Im Streben, sich technisch immer weiterzuentwickeln, stellen Firmen manchmal quasi im Vorbeigehen neue Rekorde auf. So scheint es auch bei Yasa gewesen zu sein. Die britische Firma, eine hundertprozentige Tochter der Mercedes-Benz AG, entwickelt derzeit einen neuen Motor für Elektroautos. Die E-Maschine befindet sich noch im Status eines Prototyps, hat aber laut Firmengründer und Technikchef Tim Woolmer einen neuen Weltrekord in Sachen Leistungsdichte aufgestellt.
13,1-kg-Motor leistet 550 kW
Wie Woolmer in einem Post beim sozialen Netzwerk Linked-in schreibt, habe Yasa "letzte Woche inoffiziell (und ein wenig versehentlich!) die höchste Leistungsdichte erreicht, die jemals für einen Elektromotor in seiner Klasse erfasst wurde". Dem Yasa-CTO zufolge leistet der Motor 550 kW (748 PS) und wiegt dabei nur 13,1 Kilogramm. Das ergibt rechnerisch eine – wie Woolmer es nennt – "Leistungsdichte" von 42 kW (57,1 PS) pro Kilogramm.
Damit übertreffe Yasa die bisherigen Benchmarks in dieser Kategorie deutlich: Einerseits einen Motor des Herstellers Helix (650 kW bei 28 Kilogramm ergibt 23,2 kW/kg), zum anderen das Modell HPM-400 von Equipmake (400 kW bei 30 Kilogramm ergibt 13,3 kW/kg). "Es braucht ein erstaunliches Team, um dies zu ermöglichen", so der Oxford-Absolvent weiter.
Das Besondere an den E-Maschinen von Yasa: Es handelt sich um Axialflussmotoren. Diese permanent erregten Synchronmaschinen (PSM) zeichnen sich durch ihre scheibenförmige Bauform und einige weitere technische Besonderheiten aus. Anders als bei den aktuell in E-Autos gebräuchlichen Radialfluss-PSM sitzt der Stator beim Axialflussmotor nicht wie ein Ring außen und der Rotor coaxial darin. Vielmehr bestehen sie aus mehreren Rotor- und Stator-Scheiben bzw. -Ringen, die nebeneinander im Wechsel auf einer Achse sitzen. Der magnetische Fluss verläuft dabei parallel zur Drehachse – daher die Bezeichnung Axialflussmotor. Bei herkömmlichen Synchronmaschinen verläuft der magnetische Fluss eben radial um die Drehachse.
Kleiner, leichter, teurer
Die spezielle Bauart bietet mehrere Vorteile: Axialflussmotoren sind deutlich kleiner und leichter als ihre konventionellen PSM-Pendants und bieten – wie von YASA nun vorexerziert – eine deutlich bessere Leistungsdichte. Gleichzeitig lassen sie sich leichter kühlen, denn die Teile, die am heißesten werden können (die stromdurchflossenen Spulen aus Kupferdraht), sitzen weiter außen und nutzen so eine größere Oberfläche. Andererseits sind Axialflussmotoren noch recht komplex in der Herstellung und damit sehr teuer.
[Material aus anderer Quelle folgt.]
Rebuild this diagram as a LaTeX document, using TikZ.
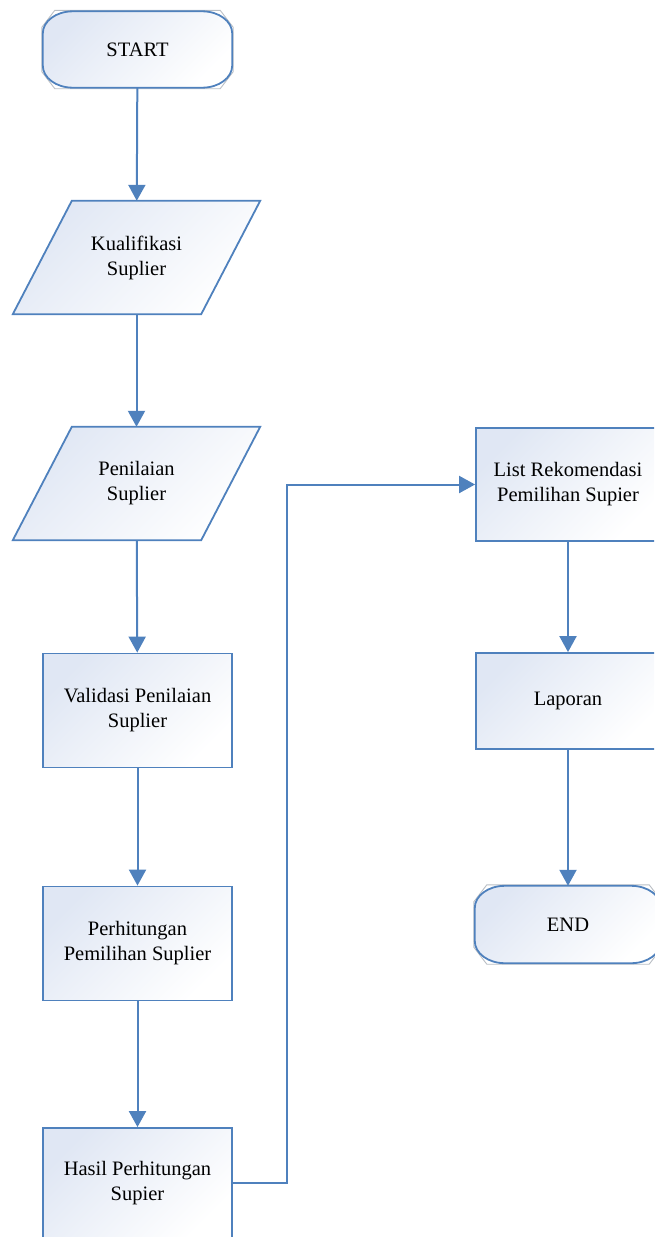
\documentclass[tikz,border=0pt]{standalone}
\usepackage{fontspec}
\setmainfont{Liberation Serif}
\usetikzlibrary{arrows.meta,calc,backgrounds}
\definecolor{lineblue}{RGB}{79,129,189}
\definecolor{fillblue}{RGB}{224,231,244}
\definecolor{edgegray}{RGB}{185,190,196}

\newcommand\myterm[1]{%
  \draw[edgegray, line width=0.9pt]
    ($(#1.north west)+(12,-1)$) -- ($(#1.north east)+(-12,-1)$) --
    ($(#1.north east)+(1,16)$) -- ($(#1.south east)+(1,-16)$) --
    ($(#1.south east)+(-12,1)$) -- ($(#1.south west)+(12,1)$) --
    ($(#1.south west)+(-1,-16)$) -- ($(#1.north west)+(-1,16)$) -- cycle;
  \path[shapefill]
    ($(#1.north west)+(30,0)$) -- ($(#1.north east)+(-30,0)$)
    .. controls ($(#1.north east)+(-13.4,0)$) and ($(#1.north east)+(0,9.9)$) .. ($(#1.north east)+(0,22)$)
    -- ($(#1.south east)+(0,-22)$)
    .. controls ($(#1.south east)+(0,-9.9)$) and ($(#1.south east)+(-13.4,0)$) .. ($(#1.south east)+(-30,0)$)
    -- ($(#1.south west)+(30,0)$)
    .. controls ($(#1.south west)+(13.4,0)$) and ($(#1.south west)+(0,-9.9)$) .. ($(#1.south west)+(0,-22)$)
    -- ($(#1.north west)+(0,22)$)
    .. controls ($(#1.north west)+(0,9.9)$) and ($(#1.north west)+(13.4,0)$) .. ($(#1.north west)+(30,0)$)
    -- cycle;}

\newcommand\mypara[1]{%
  \path[shapefill]
    ($(#1.north west)+(29.5,0)$) -- ($(#1.north east)+(29.5,0)$) --
    ($(#1.south east)+(-29.5,0)$) -- ($(#1.south west)+(-29.5,0)$) -- cycle;}

\begin{document}
\begin{tikzpicture}[x=1pt,y=-1pt,
  txt/.style={align=center, inner sep=0pt, font=\fontsize{20.5}{25}\selectfont},
  shapefill/.style={draw=lineblue, line width=1.8pt, top color=fillblue, bottom color=white, shading angle=45},
  termnode/.style={txt, minimum width=189pt, minimum height=76pt},
  paranode/.style={txt, minimum width=188pt, minimum height=113pt},
  procbox/.style={txt, shapefill, minimum width=189pt, minimum height=114pt},
  conn/.style={draw=lineblue, line width=2pt, -{Triangle[length=16pt,width=17pt]}}
]
\clip (0,0) rectangle (654,1237);

\node[termnode] (start) at (137.5,49.5) {START};
\node[paranode] (kual) at (136.5,257.5) {Kualifikasi\\Suplier};
\node[paranode] (nilai) at (136.5,483.5) {Penilaian\\Suplier};
\node[procbox] (valid) at (137.5,710.5) {Validasi Penilaian\\Suplier};
\node[procbox] (hitung) at (137.5,943.5) {Perhitungan\\Pemilihan Suplier};
\node[procbox, minimum height=110pt] (hasil) at (137.5,1183) {Hasil Perhitungan\\Supier};
\node[procbox, minimum width=184pt, minimum height=113pt] (list) at (568,484.5) {List Rekomendasi\\Pemilihan Supier};
\node[procbox, minimum width=184pt, minimum height=96pt] (lapor) at (568,701) {Laporan};
\node[termnode, minimum width=186pt, minimum height=77pt] (end) at (568,924.5) {END};

\begin{scope}[on background layer]
  \myterm{start}
  \myterm{end}
  \mypara{kual}
  \mypara{nilai}
\end{scope}

\coordinate (bend) at (286.5,484.5);

\draw[conn] (start) -- (kual);
\draw[conn] (kual) -- (nilai);
\draw[conn] (nilai) -- (valid);
\draw[conn] (valid) -- (hitung);
\draw[conn] (hitung) -- (hasil);
\draw[conn] (hasil.east) -| (bend) -- (list.west);
\draw[conn] (list) -- (lapor);
\draw[conn] (lapor) -- (end);
\end{tikzpicture}
\end{document}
Folgerichtig kommen sie noch nicht für preissensible elektrische Massenautos infrage. Bei einem entsprechend bepreisten Elektro-Edelmodell wie dem künftigen stromernden AMG GT 4-Türer, dessen Vorbote der jüngst von uns ausprobierte Concept GT XX ist, sind sie dagegen an Bord. Für seine neue Sportlimousine peilt Mercedes-AMG eine Leistung von 1.000 kW (1.360 PS) an, die aus drei Yasa-Motoren kommen. Übrigens: Lamborghini verwendet für den Elektro-Part seiner neuen Hybrid-Sportler Temerario und Revuelto ebenfalls Axialflussmotoren von Yasa.
Yasa hat noch mehr vor
Besonders stolz ist Woolmer übrigens auf die Tatsache, dass Yasa für seinen Rekordmotor "keine exotischen Materialien" wie Kobalt-Eisen-Lamellen oder Litzendraht verwendet hat. Zudem sei er nicht im 3D-Druck entstanden, was ihn auf eine Massenproduktion skalierbar machen soll – zu "vertretbaren Kosten" bei typischen Sportwagenvolumina von 10.000 bis 50.000 Einheiten. Zudem kündigt Woolmer an, dass seine Firma "noch nicht fertig" sei: "Wir werden diesen Sommer auf den 'großen Prüfstand' gehen." Und wer weiß, vielleicht folgt dann ja ein "echter", von offizieller Seite bestätigter Weltrekord.